#### [Source records]
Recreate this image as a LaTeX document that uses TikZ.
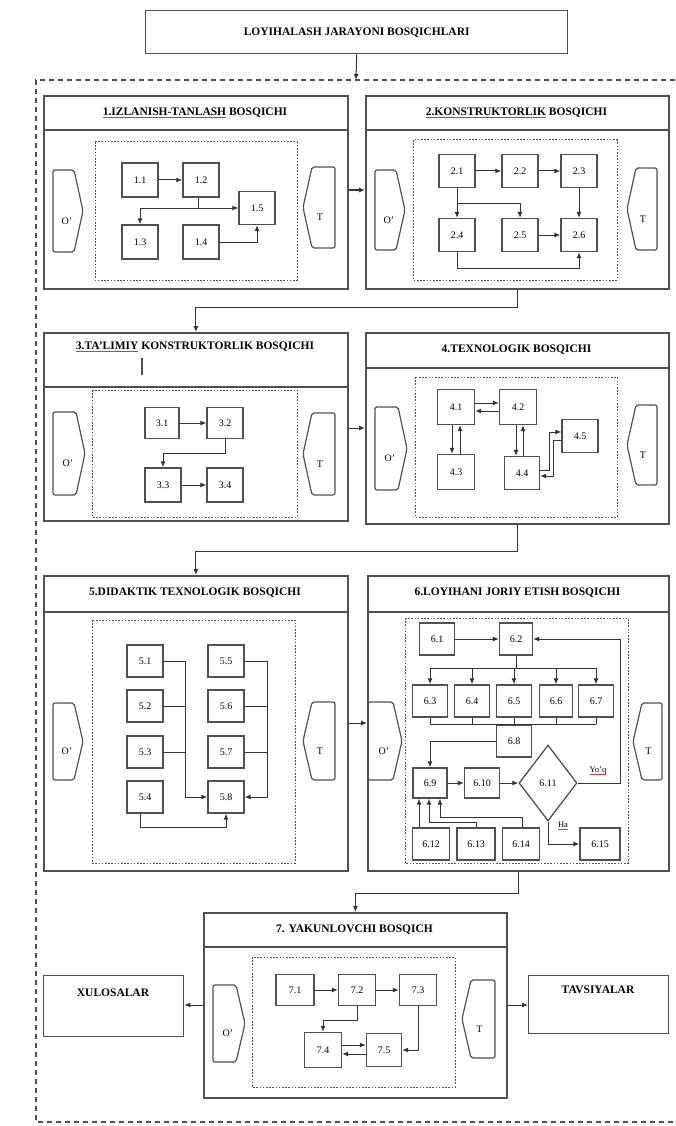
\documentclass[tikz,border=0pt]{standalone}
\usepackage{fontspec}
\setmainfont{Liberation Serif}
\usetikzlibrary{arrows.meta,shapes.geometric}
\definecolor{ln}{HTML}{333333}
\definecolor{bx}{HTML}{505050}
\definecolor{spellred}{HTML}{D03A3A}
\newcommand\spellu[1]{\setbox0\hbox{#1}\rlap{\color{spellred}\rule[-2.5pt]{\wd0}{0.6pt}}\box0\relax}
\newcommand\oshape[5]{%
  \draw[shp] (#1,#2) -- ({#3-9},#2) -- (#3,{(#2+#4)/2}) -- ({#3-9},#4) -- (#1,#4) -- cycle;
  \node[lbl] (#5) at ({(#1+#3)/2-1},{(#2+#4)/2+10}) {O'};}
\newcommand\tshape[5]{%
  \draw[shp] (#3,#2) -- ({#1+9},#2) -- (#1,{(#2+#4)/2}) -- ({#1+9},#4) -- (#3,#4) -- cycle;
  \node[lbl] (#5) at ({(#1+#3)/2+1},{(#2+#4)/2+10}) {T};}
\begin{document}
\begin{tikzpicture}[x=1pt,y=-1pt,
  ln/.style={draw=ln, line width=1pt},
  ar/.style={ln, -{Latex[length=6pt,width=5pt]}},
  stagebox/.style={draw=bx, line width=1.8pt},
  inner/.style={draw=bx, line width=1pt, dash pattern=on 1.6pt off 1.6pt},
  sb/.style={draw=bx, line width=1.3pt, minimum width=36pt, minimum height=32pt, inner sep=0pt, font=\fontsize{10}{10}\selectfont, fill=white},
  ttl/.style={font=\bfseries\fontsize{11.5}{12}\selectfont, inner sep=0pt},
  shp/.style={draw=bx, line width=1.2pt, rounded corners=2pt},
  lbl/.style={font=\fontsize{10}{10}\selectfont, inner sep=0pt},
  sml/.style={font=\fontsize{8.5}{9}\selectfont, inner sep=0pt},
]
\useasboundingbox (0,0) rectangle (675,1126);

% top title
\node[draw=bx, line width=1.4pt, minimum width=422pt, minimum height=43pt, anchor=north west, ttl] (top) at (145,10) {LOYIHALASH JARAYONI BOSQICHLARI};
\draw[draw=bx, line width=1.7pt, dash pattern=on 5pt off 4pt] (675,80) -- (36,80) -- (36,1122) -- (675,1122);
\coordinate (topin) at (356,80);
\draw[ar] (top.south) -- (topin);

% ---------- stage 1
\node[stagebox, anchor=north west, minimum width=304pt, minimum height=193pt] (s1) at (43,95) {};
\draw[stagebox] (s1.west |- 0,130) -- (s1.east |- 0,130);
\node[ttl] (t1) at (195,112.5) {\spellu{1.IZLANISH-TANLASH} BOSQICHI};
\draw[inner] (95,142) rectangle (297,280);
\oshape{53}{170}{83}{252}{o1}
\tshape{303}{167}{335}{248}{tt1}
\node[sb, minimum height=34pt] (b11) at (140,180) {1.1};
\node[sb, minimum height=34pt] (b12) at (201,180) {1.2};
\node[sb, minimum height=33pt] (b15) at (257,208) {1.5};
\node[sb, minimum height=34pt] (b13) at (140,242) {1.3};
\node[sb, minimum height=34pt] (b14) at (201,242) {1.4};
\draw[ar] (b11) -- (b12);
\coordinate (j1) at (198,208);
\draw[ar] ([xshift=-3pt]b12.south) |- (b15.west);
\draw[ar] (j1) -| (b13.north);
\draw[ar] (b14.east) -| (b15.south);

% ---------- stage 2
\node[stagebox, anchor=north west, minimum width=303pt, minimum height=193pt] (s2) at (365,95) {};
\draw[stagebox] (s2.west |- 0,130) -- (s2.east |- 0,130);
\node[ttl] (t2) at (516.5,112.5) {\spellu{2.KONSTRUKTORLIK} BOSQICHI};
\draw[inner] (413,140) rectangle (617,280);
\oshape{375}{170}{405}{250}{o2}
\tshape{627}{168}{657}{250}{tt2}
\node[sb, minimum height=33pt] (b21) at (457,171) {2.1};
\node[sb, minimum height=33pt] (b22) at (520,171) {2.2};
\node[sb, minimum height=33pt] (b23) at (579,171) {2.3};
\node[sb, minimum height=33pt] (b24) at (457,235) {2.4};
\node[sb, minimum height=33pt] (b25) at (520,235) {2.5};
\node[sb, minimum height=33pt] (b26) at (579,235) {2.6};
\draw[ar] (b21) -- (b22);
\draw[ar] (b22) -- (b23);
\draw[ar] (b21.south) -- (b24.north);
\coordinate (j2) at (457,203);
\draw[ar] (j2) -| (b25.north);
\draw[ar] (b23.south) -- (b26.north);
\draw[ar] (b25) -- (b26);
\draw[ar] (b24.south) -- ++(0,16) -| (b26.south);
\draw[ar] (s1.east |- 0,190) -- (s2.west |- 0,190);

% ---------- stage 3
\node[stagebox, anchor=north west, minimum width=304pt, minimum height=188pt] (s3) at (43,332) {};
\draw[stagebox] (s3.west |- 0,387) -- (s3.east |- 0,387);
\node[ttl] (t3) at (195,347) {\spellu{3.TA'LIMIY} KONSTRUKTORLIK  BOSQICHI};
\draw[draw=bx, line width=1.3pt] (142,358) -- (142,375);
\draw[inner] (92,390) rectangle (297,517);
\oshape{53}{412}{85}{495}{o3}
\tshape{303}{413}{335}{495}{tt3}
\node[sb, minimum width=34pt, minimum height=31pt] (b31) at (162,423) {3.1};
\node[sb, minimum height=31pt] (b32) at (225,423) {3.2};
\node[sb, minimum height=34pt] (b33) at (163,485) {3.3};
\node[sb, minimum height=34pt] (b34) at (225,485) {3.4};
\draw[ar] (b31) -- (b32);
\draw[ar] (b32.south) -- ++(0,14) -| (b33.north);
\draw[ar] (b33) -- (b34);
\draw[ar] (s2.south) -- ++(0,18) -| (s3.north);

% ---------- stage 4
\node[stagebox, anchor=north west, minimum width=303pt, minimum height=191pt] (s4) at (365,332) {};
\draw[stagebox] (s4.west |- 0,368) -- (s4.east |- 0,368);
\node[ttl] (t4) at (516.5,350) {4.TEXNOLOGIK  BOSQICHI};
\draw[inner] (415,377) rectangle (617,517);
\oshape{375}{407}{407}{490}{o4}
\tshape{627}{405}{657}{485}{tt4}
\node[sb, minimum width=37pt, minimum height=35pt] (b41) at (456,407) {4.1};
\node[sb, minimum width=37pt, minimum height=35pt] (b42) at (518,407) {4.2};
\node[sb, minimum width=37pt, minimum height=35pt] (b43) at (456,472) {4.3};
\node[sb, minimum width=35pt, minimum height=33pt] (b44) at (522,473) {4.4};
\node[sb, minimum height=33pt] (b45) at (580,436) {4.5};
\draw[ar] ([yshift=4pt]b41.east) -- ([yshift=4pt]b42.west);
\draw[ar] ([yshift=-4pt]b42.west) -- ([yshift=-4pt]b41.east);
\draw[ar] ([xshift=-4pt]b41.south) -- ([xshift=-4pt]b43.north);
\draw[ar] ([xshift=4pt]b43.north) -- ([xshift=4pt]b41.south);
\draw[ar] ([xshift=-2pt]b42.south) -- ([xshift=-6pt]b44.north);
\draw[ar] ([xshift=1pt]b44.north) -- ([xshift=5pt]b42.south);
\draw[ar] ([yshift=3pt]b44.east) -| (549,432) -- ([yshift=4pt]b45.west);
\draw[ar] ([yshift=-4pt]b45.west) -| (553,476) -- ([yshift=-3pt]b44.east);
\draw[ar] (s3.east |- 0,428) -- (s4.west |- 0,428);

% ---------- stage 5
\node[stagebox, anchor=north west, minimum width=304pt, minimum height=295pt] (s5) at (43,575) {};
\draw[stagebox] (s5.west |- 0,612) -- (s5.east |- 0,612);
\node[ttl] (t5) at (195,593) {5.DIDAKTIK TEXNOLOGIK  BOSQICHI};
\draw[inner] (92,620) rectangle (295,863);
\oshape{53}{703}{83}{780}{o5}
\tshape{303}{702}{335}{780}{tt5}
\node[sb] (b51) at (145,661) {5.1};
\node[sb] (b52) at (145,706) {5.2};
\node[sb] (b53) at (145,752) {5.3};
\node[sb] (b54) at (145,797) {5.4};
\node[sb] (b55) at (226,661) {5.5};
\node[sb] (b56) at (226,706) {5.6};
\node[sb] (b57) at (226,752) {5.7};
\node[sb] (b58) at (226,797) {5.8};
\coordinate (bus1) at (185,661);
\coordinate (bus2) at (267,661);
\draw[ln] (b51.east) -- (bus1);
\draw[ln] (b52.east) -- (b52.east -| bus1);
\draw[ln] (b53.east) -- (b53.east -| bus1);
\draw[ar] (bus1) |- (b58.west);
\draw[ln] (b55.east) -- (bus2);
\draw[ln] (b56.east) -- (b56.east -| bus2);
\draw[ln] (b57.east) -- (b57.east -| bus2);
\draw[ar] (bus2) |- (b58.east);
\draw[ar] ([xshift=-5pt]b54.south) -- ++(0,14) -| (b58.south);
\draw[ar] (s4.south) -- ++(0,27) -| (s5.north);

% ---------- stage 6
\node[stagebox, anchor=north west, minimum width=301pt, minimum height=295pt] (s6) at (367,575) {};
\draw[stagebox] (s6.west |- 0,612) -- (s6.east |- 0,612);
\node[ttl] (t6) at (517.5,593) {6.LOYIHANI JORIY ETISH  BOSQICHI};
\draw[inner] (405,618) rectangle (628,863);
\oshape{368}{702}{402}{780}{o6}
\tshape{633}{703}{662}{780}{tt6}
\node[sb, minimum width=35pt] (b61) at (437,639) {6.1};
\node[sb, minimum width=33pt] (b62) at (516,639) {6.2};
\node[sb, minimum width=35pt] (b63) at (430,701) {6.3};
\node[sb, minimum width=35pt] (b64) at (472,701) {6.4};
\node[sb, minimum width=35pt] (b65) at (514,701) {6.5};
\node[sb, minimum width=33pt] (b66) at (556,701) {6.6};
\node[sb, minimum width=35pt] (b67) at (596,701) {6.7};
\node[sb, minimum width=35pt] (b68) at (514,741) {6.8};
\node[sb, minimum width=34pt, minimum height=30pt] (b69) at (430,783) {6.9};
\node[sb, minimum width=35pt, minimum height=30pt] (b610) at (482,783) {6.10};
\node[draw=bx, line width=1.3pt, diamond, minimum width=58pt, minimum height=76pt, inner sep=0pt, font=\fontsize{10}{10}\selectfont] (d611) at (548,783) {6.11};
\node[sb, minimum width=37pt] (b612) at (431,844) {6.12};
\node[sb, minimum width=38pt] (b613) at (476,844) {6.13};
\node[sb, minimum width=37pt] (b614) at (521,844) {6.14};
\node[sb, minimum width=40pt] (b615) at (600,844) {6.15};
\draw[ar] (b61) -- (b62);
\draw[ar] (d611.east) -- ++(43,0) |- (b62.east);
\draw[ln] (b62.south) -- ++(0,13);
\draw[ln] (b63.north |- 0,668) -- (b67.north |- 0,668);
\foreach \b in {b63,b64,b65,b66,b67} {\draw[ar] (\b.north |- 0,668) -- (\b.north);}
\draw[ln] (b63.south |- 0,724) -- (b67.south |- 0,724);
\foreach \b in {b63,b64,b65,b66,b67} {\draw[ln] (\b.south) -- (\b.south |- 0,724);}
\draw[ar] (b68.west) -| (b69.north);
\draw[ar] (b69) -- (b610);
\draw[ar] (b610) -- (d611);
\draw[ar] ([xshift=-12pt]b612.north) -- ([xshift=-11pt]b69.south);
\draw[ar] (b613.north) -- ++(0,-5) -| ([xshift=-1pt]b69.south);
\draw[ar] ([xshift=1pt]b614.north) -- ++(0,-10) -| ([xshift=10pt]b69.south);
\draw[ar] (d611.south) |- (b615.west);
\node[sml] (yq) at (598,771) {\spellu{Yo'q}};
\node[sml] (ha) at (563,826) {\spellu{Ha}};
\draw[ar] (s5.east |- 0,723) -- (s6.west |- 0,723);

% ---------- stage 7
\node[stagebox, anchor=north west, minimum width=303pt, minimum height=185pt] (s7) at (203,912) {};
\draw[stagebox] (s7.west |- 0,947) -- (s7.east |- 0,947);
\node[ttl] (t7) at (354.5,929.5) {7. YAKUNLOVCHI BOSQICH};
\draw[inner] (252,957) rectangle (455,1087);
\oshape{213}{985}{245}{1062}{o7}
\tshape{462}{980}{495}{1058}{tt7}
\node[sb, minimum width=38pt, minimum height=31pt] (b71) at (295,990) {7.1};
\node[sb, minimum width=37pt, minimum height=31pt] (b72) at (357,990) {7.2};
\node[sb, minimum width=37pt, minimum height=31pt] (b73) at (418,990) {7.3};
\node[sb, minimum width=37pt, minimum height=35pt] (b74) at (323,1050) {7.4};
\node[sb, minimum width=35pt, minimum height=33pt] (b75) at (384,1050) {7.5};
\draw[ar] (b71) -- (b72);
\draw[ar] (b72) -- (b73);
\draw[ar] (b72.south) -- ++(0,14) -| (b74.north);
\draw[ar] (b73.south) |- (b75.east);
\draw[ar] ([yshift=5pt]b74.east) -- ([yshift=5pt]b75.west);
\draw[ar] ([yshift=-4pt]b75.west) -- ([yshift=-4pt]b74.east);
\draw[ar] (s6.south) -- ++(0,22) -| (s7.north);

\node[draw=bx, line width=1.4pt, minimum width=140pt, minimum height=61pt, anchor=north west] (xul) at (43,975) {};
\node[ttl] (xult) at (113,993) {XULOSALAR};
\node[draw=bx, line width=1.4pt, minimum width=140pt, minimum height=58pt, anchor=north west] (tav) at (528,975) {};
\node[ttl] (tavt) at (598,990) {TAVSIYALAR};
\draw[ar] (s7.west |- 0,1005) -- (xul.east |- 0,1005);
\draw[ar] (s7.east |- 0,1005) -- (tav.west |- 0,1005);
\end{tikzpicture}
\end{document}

==

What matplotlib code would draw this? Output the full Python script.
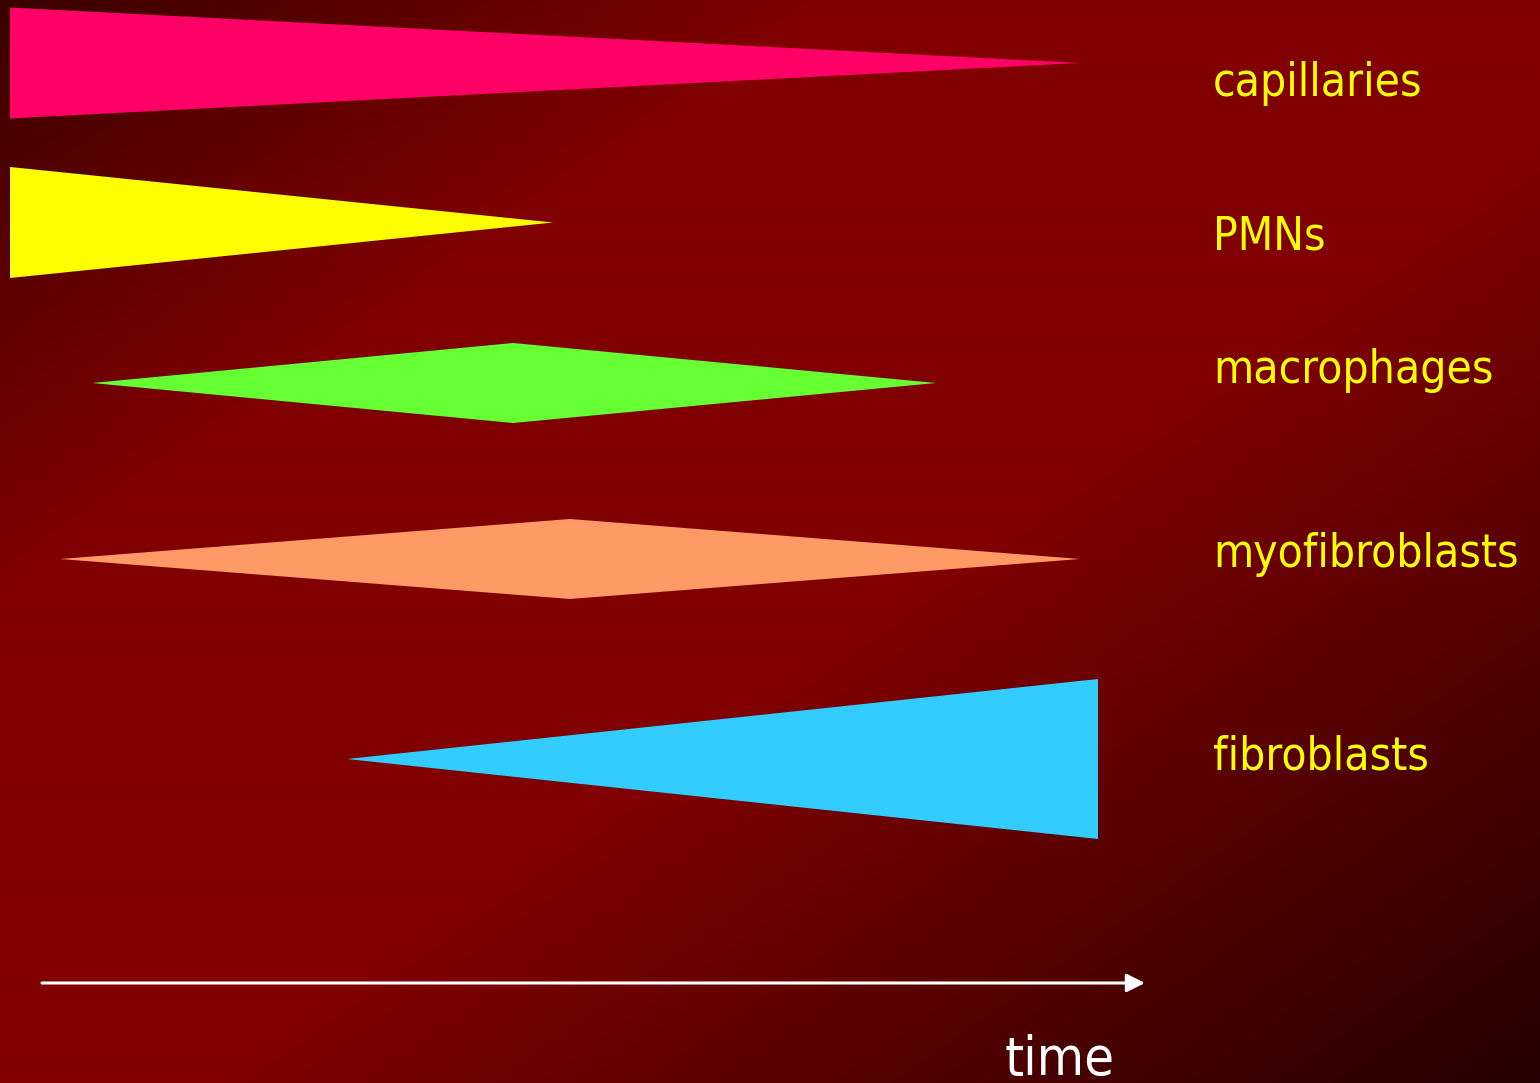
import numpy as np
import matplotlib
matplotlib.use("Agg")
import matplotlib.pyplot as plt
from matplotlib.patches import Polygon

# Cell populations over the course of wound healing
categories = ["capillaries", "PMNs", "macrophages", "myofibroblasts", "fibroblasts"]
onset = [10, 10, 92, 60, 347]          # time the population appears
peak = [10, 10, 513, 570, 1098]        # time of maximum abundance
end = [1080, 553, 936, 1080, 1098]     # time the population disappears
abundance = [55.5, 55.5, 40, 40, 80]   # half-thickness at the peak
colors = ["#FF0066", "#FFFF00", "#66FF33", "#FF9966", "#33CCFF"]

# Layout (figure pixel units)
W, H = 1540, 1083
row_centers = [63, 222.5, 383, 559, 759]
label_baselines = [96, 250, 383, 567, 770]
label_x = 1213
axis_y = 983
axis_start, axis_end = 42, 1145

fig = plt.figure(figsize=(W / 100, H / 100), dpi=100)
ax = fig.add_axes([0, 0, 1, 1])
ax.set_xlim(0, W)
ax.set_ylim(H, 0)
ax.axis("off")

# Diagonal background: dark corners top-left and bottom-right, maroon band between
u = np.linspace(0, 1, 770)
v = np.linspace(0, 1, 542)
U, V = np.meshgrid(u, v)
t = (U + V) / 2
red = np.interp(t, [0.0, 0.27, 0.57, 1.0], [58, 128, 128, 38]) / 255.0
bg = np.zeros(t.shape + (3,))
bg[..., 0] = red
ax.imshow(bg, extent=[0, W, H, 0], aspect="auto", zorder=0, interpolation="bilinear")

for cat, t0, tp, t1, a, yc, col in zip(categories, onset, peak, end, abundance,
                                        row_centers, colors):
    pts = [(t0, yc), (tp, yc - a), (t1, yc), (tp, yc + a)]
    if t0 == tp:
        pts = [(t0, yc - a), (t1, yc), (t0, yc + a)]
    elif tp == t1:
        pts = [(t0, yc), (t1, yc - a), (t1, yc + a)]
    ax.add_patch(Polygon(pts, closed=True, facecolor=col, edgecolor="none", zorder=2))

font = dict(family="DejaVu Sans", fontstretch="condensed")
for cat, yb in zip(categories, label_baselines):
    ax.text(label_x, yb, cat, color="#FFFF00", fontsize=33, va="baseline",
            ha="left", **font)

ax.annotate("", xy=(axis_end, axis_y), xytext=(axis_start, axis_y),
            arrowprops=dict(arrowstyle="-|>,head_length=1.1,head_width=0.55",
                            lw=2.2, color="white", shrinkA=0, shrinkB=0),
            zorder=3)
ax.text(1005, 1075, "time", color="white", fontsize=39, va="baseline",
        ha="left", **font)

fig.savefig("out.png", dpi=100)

#### [Direction]
Your copy should hold only the lines from the one containing "What matplotlib code" through the one containing "from matplotlib.patches import Polygon", word for word, with no pictures.

#### [Result]
What matplotlib code would draw this? Output the full Python script.
import numpy as np
import matplotlib
matplotlib.use("Agg")
import matplotlib.pyplot as plt
from matplotlib.patches import Polygon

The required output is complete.